Task prompt:
Reproduce the material below line by line, beginning with its first line and ending with the line that contains "import plotly.graph_objects as go"; leave out pictures.

Given material:
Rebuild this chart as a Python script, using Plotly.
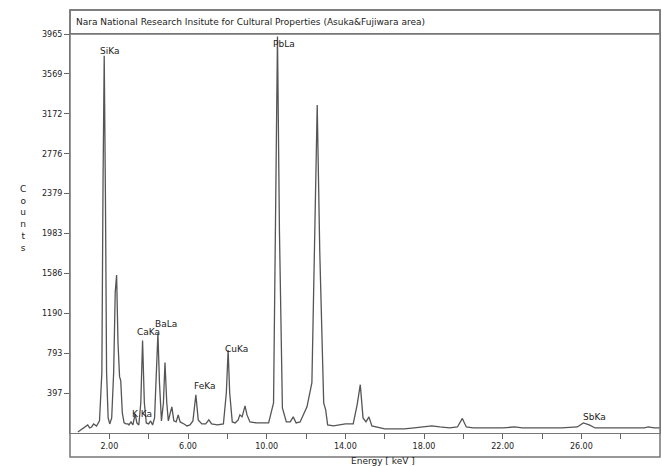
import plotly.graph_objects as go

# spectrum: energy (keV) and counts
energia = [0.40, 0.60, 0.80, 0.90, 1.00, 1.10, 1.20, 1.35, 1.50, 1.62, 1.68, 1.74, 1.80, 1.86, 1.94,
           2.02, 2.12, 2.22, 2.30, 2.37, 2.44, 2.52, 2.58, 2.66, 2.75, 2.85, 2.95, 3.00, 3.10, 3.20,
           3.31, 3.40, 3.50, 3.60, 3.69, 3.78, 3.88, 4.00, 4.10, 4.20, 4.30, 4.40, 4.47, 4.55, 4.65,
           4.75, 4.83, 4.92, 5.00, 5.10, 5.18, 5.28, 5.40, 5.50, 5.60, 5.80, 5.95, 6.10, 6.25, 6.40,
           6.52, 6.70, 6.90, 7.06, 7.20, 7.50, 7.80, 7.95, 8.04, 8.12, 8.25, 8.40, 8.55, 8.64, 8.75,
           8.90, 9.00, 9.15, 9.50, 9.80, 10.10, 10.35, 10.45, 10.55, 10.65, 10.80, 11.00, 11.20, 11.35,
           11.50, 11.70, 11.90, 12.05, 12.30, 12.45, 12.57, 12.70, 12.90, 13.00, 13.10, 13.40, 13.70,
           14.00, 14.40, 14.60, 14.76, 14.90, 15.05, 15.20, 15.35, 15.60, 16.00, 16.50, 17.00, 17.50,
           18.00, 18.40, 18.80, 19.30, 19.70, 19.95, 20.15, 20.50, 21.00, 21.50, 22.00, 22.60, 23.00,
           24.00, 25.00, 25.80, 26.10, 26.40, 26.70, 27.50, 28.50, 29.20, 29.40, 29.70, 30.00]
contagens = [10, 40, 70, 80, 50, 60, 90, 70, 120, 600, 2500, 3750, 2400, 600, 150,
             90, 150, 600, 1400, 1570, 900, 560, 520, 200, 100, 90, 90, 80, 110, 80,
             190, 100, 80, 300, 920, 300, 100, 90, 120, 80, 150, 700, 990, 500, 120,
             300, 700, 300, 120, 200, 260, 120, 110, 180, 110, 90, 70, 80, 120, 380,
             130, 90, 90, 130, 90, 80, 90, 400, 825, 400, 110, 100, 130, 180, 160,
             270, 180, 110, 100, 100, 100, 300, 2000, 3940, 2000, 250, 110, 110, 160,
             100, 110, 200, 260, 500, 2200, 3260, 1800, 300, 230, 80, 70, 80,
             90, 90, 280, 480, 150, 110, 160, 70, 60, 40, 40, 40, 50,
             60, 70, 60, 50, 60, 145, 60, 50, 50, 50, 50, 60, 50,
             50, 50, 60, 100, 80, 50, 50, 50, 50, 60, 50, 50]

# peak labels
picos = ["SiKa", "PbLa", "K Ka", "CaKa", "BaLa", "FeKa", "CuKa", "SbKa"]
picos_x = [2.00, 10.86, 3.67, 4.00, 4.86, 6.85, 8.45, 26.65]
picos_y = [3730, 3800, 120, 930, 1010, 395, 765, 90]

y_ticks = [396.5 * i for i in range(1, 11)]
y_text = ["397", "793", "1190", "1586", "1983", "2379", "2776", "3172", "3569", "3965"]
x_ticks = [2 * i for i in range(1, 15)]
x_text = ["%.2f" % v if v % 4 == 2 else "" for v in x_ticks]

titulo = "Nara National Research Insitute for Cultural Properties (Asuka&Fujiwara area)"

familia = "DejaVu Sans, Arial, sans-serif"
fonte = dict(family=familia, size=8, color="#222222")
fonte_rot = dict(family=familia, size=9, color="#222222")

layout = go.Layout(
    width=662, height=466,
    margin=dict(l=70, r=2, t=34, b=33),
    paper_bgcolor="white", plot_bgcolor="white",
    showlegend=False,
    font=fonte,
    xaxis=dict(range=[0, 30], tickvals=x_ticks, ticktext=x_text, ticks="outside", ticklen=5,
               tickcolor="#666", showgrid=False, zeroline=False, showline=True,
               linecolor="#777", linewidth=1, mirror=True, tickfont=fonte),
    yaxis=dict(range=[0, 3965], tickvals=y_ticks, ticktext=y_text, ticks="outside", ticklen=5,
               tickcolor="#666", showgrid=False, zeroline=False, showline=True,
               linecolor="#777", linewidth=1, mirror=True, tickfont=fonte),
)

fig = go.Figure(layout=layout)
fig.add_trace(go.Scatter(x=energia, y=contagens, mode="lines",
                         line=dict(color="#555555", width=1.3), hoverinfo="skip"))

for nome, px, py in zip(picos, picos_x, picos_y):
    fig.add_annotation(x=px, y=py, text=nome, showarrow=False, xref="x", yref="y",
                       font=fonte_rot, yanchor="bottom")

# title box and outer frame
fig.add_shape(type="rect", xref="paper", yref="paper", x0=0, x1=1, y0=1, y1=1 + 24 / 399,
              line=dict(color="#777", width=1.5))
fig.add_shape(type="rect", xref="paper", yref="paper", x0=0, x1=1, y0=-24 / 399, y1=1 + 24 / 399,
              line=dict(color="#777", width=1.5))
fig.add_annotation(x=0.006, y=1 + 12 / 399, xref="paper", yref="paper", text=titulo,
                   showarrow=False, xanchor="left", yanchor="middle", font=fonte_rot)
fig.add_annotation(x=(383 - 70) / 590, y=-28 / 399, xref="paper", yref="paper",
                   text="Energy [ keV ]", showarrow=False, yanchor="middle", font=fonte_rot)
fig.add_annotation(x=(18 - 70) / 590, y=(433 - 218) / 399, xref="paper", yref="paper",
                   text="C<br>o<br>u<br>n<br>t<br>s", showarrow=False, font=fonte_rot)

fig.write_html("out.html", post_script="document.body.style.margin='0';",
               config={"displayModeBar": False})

Task output:
Rebuild this chart as a Python script, using Plotly.
import plotly.graph_objects as go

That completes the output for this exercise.